The second caveat is the port configuration. A single bridge means the ports for each node must differ (e.g., 27017, 27018, 27019) and match the members' definition, the mongod config, and the host port bindings.

Mismatches may lead to:

removal of a node from the client view of the cluster (canonical address of the node does not match server address);
problems accessing all nodes from the host machine;
RS initiation errors trying to find self in the replset config.

UnknownHostException

The third caveat is that host.docker.internal is non-resolvable on Linux hosts and requires adding an entry to /etc/hosts that maps to the default loopback address 127.0.0.1. However, with Podman, host /etc/hosts are included in containers /etc/hosts, causing RS initiation errors.

Screenshot of 'host.docker.internal' entry duplicated from the machine host in the container's '/etc/hosts'.

Screenshot of a replication error on duplicated 'host.docker.internal' in '/etc/hosts' resolving to the wrong IP.

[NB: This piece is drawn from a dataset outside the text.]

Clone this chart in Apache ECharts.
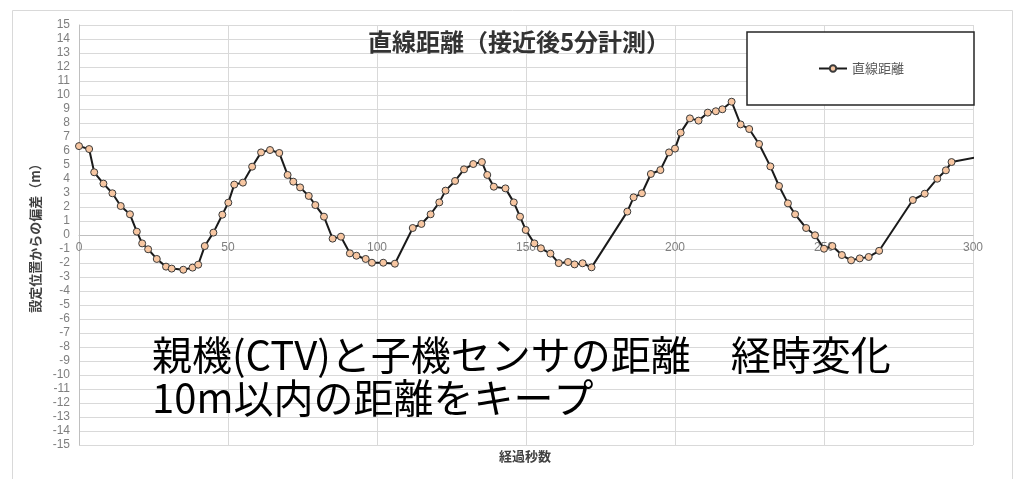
<!DOCTYPE html>
<html>
<head>
<meta charset="utf-8">
<script src="https://cdn.jsdelivr.net/npm/echarts@6/dist/echarts.min.js"></script>
<style>
  html, body { margin: 0; padding: 0; background: #ffffff; }
  #chart { width: 1015px; height: 479px; }
</style>
</head>
<body>
<div id="chart"></div>
<script>
// Elapsed seconds after approach, and deviation from the set position (m)
const seconds = [
  0, 3.4, 5.1, 8.2, 11.2, 14.0, 17.1, 19.4, 21.2, 23.2, 26.1, 29.2, 31.1, 35.0, 38.1, 40.0,
  42.2, 45.1, 48.1, 50.1, 52.1, 55.0, 58.1, 61.1, 64.1, 67.2, 70.0, 71.9, 74.2, 77.1, 79.3,
  82.2, 85.1, 87.9, 90.9, 93.1, 96.2, 98.3, 102.1, 106.0, 112.0, 114.9, 118.0, 120.9, 123.0,
  126.2, 129.2, 132.3, 135.2, 137.0, 139.2, 143.1, 145.9, 148.0, 149.9, 152.8, 155.0, 158.2,
  161.0, 164.1, 166.3, 169.0, 172.0, 184.0, 186.1, 188.9, 191.9, 195.1, 198.0, 200.0, 201.9,
  205.0, 207.9, 211.0, 213.7, 215.9, 219.0, 222.0, 224.9, 228.2, 232.0, 234.9, 237.9, 240.3,
  244.0, 247.0, 250.0, 252.8, 256.0, 259.1, 262.0, 265.0, 268.5, 279.8, 283.8, 288.0, 290.9,
  292.8, 303.0
];
const distances = [
  6.35, 6.14, 4.48, 3.67, 2.98, 2.07, 1.48, 0.24, -0.60, -1.02, -1.71, -2.26, -2.40, -2.48, -2.33, -2.12,
  -0.79, 0.17, 1.45, 2.31, 3.60, 3.74, 4.88, 5.90, 6.07, 5.86, 4.29, 3.81, 3.40, 2.79, 2.14,
  1.31, -0.26, -0.12, -1.31, -1.48, -1.71, -1.98, -1.98, -2.05, 0.50, 0.79, 1.48, 2.33, 3.17,
  3.86, 4.69, 5.07, 5.21, 4.29, 3.45, 3.33, 2.33, 1.31, 0.36, -0.60, -0.95, -1.33,
  -2.01, -1.93, -2.10, -2.02, -2.31, 1.67, 2.69, 2.98, 4.36, 4.64, 5.90, 6.17, 7.31,
  8.33, 8.17, 8.74, 8.84, 8.98, 9.52, 7.90, 7.57, 6.50, 4.90, 3.50, 2.26, 1.48,
  0.50, -0.02, -0.98, -0.79, -1.43, -1.81, -1.67, -1.57, -1.13, 2.50, 2.95, 4.02, 4.62,
  5.21, 5.62
];

const seriesName = '直線距離';
const chartTitle = '直線距離（接近後5分計測）';
const xAxisTitle = '経過秒数';
const yAxisTitle = '設定位置からの偏差（m）';
const noteLines = ['親機(CTV)と子機センサの距離　経時変化', '10m以内の距離をキープ'];

const points = seconds.map((s, i) => [s, distances[i]]);

const chart = echarts.init(document.getElementById('chart'), null, { renderer: 'canvas' });

const gridColor = '#d9d9d9';
const axisColor = '#bfbfbf';
const labelColor = '#7f7f7f';
const cjk = '"Noto Sans CJK JP", "Noto Sans", sans-serif';

// plot box in pixels; the horizontal axis sits on the zero line, halfway down
const gridTop = 25, gridBottom = 34, chartHeight = 479;
const plotHeight = chartHeight - gridTop - gridBottom;

chart.setOption({
  backgroundColor: '#ffffff',
  animation: false,
  title: {
    text: chartTitle,
    left: 514,
    top: 25,
    textAlign: 'center',
    textStyle: { fontFamily: cjk, fontSize: 24, fontWeight: 'bold', color: '#333333' }
  },
  legend: {
    left: 747,
    top: 32,
    padding: [30, 70, 30, 71],
    borderColor: '#262626',
    borderWidth: 1.5,
    backgroundColor: '#ffffff',
    itemWidth: 28,
    itemHeight: 8,
    itemGap: 5,
    textStyle: { fontFamily: cjk, fontSize: 13, color: '#595959' },
    data: [seriesName]
  },
  grid: { left: 79, right: 42, top: gridTop, bottom: gridBottom, containLabel: false },
  xAxis: {
    type: 'value',
    min: 0,
    max: 300,
    interval: 50,
    position: 'bottom',
    offset: -plotHeight / 2,
    axisLine: { onZero: false, lineStyle: { color: axisColor, width: 1 } },
    axisTick: { show: false },
    axisLabel: { color: labelColor, fontSize: 12, fontFamily: '"Liberation Sans", sans-serif', margin: 7 },
    splitLine: { show: true, lineStyle: { color: gridColor, width: 1 } }
  },
  yAxis: {
    type: 'value',
    min: -15,
    max: 15,
    interval: 1,
    name: yAxisTitle,
    nameLocation: 'middle',
    nameGap: 37,
    nameTextStyle: { fontFamily: cjk, fontSize: 13, fontWeight: 'bold', color: '#404040' },
    axisLine: { show: true, onZero: false, lineStyle: { color: axisColor, width: 1 } },
    axisTick: { show: false },
    axisLabel: { color: labelColor, fontSize: 12, fontFamily: '"Liberation Sans", sans-serif', margin: 9 },
    splitLine: { show: true, lineStyle: { color: gridColor, width: 1 } }
  },
  graphic: [
    {
      type: 'rect',
      shape: { x: 12.5, y: 10.5, width: 1000, height: 480 },
      style: { fill: 'none', stroke: '#d9d9d9', lineWidth: 1 },
      silent: true,
      z: -1
    },
    {
      type: 'text',
      left: 499,
      top: 450,
      style: { text: xAxisTitle, font: 'bold 13px ' + cjk, fill: '#404040' }
    },
    {
      type: 'text',
      left: 152,
      top: 335,
      z: 100,
      style: { text: noteLines[0], font: '40px ' + cjk, fill: '#000000' }
    },
    {
      type: 'text',
      left: 152,
      top: 378,
      z: 100,
      style: { text: noteLines[1], font: '40px ' + cjk, fill: '#000000' }
    }
  ],
  series: [
    {
      name: seriesName,
      type: 'line',
      data: points,
      clip: true,
      symbol: 'circle',
      symbolSize: 7,
      showAllSymbol: true,
      lineStyle: { color: '#1a1a1a', width: 2 },
      itemStyle: { color: '#f7c6a1', borderColor: '#3a3a3a', borderWidth: 1 },
      z: 5
    }
  ]
});
</script>
</body>
</html>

The --no-hosts option has been made available recently (Podman 4.0), but it conflicts with host.containers.internal/host.docker.internal. A working crude solution is to update container's /etc/hosts before mongod startup. However, it's much better to disable this behavior globally also through the latest (Podman 4.1) config property in $HOME/.config/containers/containers.conf:

[containers]
base_hosts_file="none"

Summary

If you encounter problems setting up dockerized MongoDB replica set for development, especially on Linux or using Podman, review the following:

Replica sets should be configured with hostnames and port combinations reachable from each node as well as the client (e.g., host machine);
Use distinct ports for each node so that the RS view matches port binding on a bridged network;
Use host.docker.internal (may require extra_hosts)/host.containers.internal (Podman) for the members' host property;
Alternatively, use service container_name and hostname if you need to set up an RS with custom hostnames;
In case of unreachable hostname error on the host machine, add RS host names to the host's /etc/hosts;
Disable /etc/hosts copy from the host machine through the containers.conf file for Podman;
As a last resort on Linus, use service property network_mode: host and connect to the RS on the localhost out-of-the-box.